## Stated problem
Search the data for the string "with" and gather each line it is in.

Rows from a dataset of charts and code:
--- Start ---

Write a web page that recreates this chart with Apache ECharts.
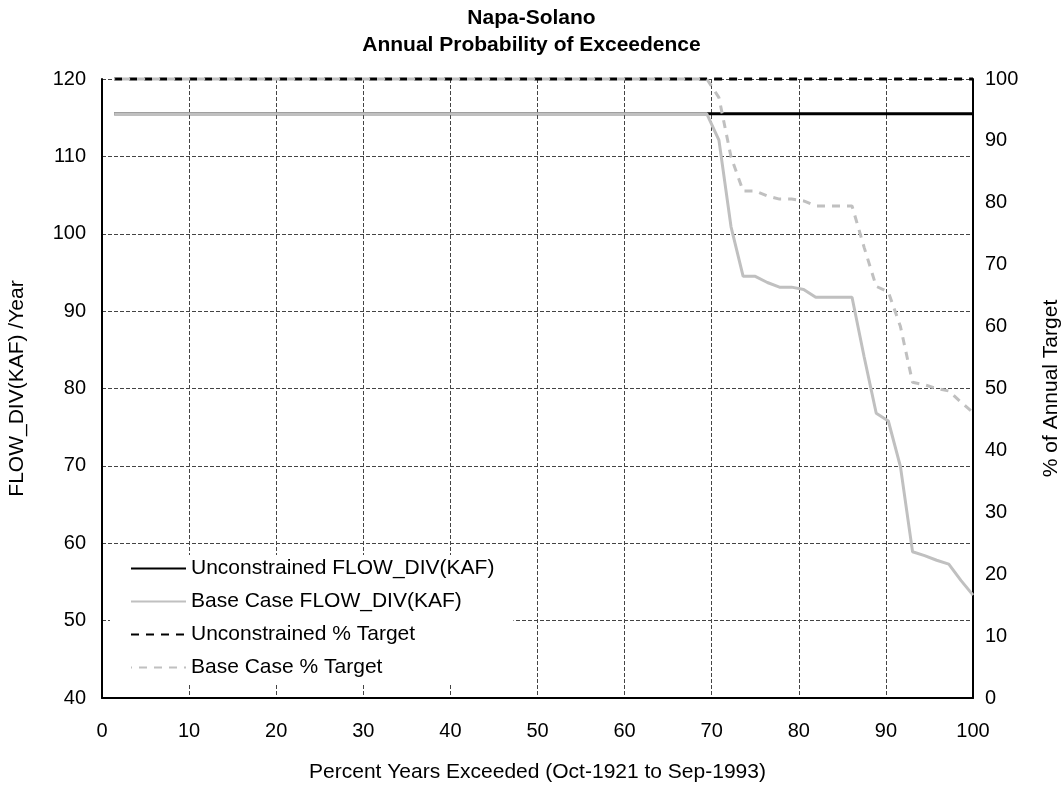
<!DOCTYPE html>
<html>
<head>
<meta charset="utf-8">
<title>Napa-Solano Annual Probability of Exceedence</title>
<script src="https://cdn.jsdelivr.net/npm/echarts@6/dist/echarts.min.js"></script>
<style>
  html, body { margin: 0; padding: 0; background: #fff; }
  #chart { width: 1063px; height: 787px; }
</style>
</head>
<body>
<div id="chart"></div>
<script>
// Exceedance position of each water year (72 years, Oct-1921 to Sep-1993), percent
const exceedPct = [
  1.39, 2.78, 4.17, 5.56, 6.94, 8.33, 9.72, 11.11, 12.50, 13.89, 15.28, 16.67,
  18.06, 19.44, 20.83, 22.22, 23.61, 25.00, 26.39, 27.78, 29.17, 30.56, 31.94, 33.33,
  34.72, 36.11, 37.50, 38.89, 40.28, 41.67, 43.06, 44.44, 45.83, 47.22, 48.61, 50.00,
  51.39, 52.78, 54.17, 55.56, 56.94, 58.33, 59.72, 61.11, 62.50, 63.89, 65.28, 66.67,
  68.06, 69.44, 70.83, 72.22, 73.61, 75.00, 76.39, 77.78, 79.17, 80.56, 81.94, 83.33,
  84.72, 86.11, 87.50, 88.89, 90.28, 91.67, 93.06, 94.44, 95.83, 97.22, 98.61, 100.00
];

// Annual diversion, KAF, sorted descending
const unconstrainedFlow = [
  115.5, 115.5, 115.5, 115.5, 115.5, 115.5, 115.5, 115.5, 115.5, 115.5, 115.5, 115.5,
  115.5, 115.5, 115.5, 115.5, 115.5, 115.5, 115.5, 115.5, 115.5, 115.5, 115.5, 115.5,
  115.5, 115.5, 115.5, 115.5, 115.5, 115.5, 115.5, 115.5, 115.5, 115.5, 115.5, 115.5,
  115.5, 115.5, 115.5, 115.5, 115.5, 115.5, 115.5, 115.5, 115.5, 115.5, 115.5, 115.5,
  115.5, 115.5, 115.5, 115.5, 115.5, 115.5, 115.5, 115.5, 115.5, 115.5, 115.5, 115.5,
  115.5, 115.5, 115.5, 115.5, 115.5, 115.5, 115.5, 115.5, 115.5, 115.5, 115.5, 115.5
];
const baseCaseFlow = [
  115.5, 115.5, 115.5, 115.5, 115.5, 115.5, 115.5, 115.5, 115.5, 115.5, 115.5, 115.5,
  115.5, 115.5, 115.5, 115.5, 115.5, 115.5, 115.5, 115.5, 115.5, 115.5, 115.5, 115.5,
  115.5, 115.5, 115.5, 115.5, 115.5, 115.5, 115.5, 115.5, 115.5, 115.5, 115.5, 115.5,
  115.5, 115.5, 115.5, 115.5, 115.5, 115.5, 115.5, 115.5, 115.5, 115.5, 115.5, 115.5,
  115.5, 115.5, 112.1, 100.9, 94.5, 94.5, 93.7, 93.1, 93.1, 92.8, 91.8, 91.8,
  91.8, 91.8, 84.1, 76.8, 75.8, 69.9, 58.9, 58.4, 57.8, 57.3, 55.2, 53.3
];

// Share of the annual target met, percent
const unconstrainedPct = [
  100, 100, 100, 100, 100, 100, 100, 100, 100, 100, 100, 100,
  100, 100, 100, 100, 100, 100, 100, 100, 100, 100, 100, 100,
  100, 100, 100, 100, 100, 100, 100, 100, 100, 100, 100, 100,
  100, 100, 100, 100, 100, 100, 100, 100, 100, 100, 100, 100,
  100, 100, 100, 100, 100, 100, 100, 100, 100, 100, 100, 100,
  100, 100, 100, 100, 100, 100, 100, 100, 100, 100, 100, 100
];
const baseCasePct = [
  100, 100, 100, 100, 100, 100, 100, 100, 100, 100, 100, 100,
  100, 100, 100, 100, 100, 100, 100, 100, 100, 100, 100, 100,
  100, 100, 100, 100, 100, 100, 100, 100, 100, 100, 100, 100,
  100, 100, 100, 100, 100, 100, 100, 100, 100, 100, 100, 100,
  100, 100, 97.0, 87.4, 81.9, 81.9, 81.1, 80.6, 80.6, 80.3, 79.5, 79.5,
  79.5, 79.5, 72.8, 66.5, 65.6, 60.0, 51.0, 50.6, 50.0, 49.6, 47.8, 46.1
];

const seriesNames = [
  'Unconstrained FLOW_DIV(KAF)',
  'Base Case FLOW_DIV(KAF)',
  'Unconstrained % Target',
  'Base Case % Target'
];

const FONT = '"Liberation Sans", Arial, sans-serif';
const GRAY = '#c0c0c0';

function pairs(xs, ys) {
  return xs.map((x, i) => [x, ys[i]]);
}

const chart = echarts.init(document.getElementById('chart'), null, { renderer: 'canvas' });

chart.setOption({
  backgroundColor: '#ffffff',
  animation: false,
  textStyle: { fontFamily: FONT, color: '#000' },
  title: {
    text: 'Napa-Solano\nAnnual Probability of Exceedence',
    left: 'center',
    top: 0,
    textStyle: {
      fontFamily: FONT, fontSize: 21, fontWeight: 'bold', color: '#000', lineHeight: 27
    }
  },
  // fixed plot rectangle; axis names sit in the margins
  grid: { left: 102, right: 90, top: 79, bottom: 89, containLabel: false, outerBoundsMode: 'none' },
  legend: {
    orient: 'vertical',
    left: 110,
    top: 555,
    padding: [3, 19, 6, 20],
    itemGap: 12,
    itemWidth: 55,
    itemHeight: 14,
    backgroundColor: '#ffffff',
    z: 20,
    data: seriesNames,
    // line-only keys: hide the marker that line series add to their legend icon
    itemStyle: { opacity: 0 },
    textStyle: { fontFamily: FONT, fontSize: 21, color: '#000' }
  },
  xAxis: {
    type: 'value',
    min: 0,
    max: 100,
    interval: 10,
    name: 'Percent Years Exceeded (Oct-1921 to Sep-1993)',
    nameLocation: 'middle',
    nameGap: 64,
    nameTextStyle: { fontFamily: FONT, fontSize: 21, color: '#000' },
    axisLine: { show: true, lineStyle: { color: '#000', width: 2 } },
    axisTick: { show: false },
    axisLabel: { fontFamily: FONT, fontSize: 20, color: '#000', margin: 23 },
    splitLine: { show: true, lineStyle: { color: '#444', width: 1, type: [4, 2] } }
  },
  yAxis: [
    {
      type: 'value',
      position: 'left',
      min: 40,
      max: 120,
      interval: 10,
      name: 'FLOW_DIV(KAF) /Year',
      nameLocation: 'middle',
      nameRotate: 90,
      nameGap: 74,
      nameTextStyle: { fontFamily: FONT, fontSize: 21, color: '#000' },
      axisLine: { show: true, onZero: false, lineStyle: { color: '#000', width: 2 } },
      axisTick: { show: false },
      axisLabel: { fontFamily: FONT, fontSize: 20, color: '#000', margin: 16 },
      splitLine: { show: true, lineStyle: { color: '#444', width: 1, type: [4, 2] } }
    },
    {
      type: 'value',
      position: 'right',
      min: 0,
      max: 100,
      interval: 10,
      name: '% of Annual Target',
      nameLocation: 'middle',
      nameRotate: 90,
      nameGap: 68,
      nameTextStyle: { fontFamily: FONT, fontSize: 21, color: '#000' },
      axisLine: { show: true, onZero: false, lineStyle: { color: '#000', width: 2 } },
      axisTick: { show: false },
      axisLabel: { fontFamily: FONT, fontSize: 20, color: '#000', margin: 12 },
      splitLine: { show: false }
    }
  ],
  series: [
    {
      name: seriesNames[0],
      type: 'line',
      yAxisIndex: 0,
      data: pairs(exceedPct, unconstrainedFlow),
      symbol: 'none',
      clip: false,
      z: 3,
      lineStyle: { color: '#000', width: 3 },
      itemStyle: { color: '#000' }
    },
    {
      name: seriesNames[1],
      type: 'line',
      yAxisIndex: 0,
      data: pairs(exceedPct, baseCaseFlow),
      symbol: 'none',
      clip: false,
      z: 4,
      lineStyle: { color: GRAY, width: 3 },
      itemStyle: { color: GRAY }
    },
    {
      name: seriesNames[2],
      type: 'line',
      yAxisIndex: 1,
      data: pairs(exceedPct, unconstrainedPct),
      symbol: 'none',
      clip: false,
      z: 3,
      lineStyle: { color: '#000', width: 3, type: [8, 7] },
      itemStyle: { color: '#000' }
    },
    {
      name: seriesNames[3],
      type: 'line',
      yAxisIndex: 1,
      data: pairs(exceedPct, baseCasePct),
      symbol: 'none',
      clip: false,
      z: 4,
      lineStyle: { color: GRAY, width: 3, type: [8, 7], dashOffset: 7 },
      itemStyle: { color: GRAY }
    }
  ]
});
</script>
</body>
</html>
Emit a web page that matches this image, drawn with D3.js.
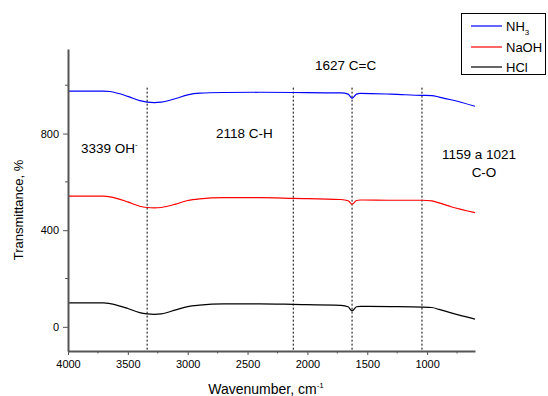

--- End ---

## Written solution
Write a web page that recreates this chart with Apache ECharts.
Emit a web page that matches this image, drawn with D3.js.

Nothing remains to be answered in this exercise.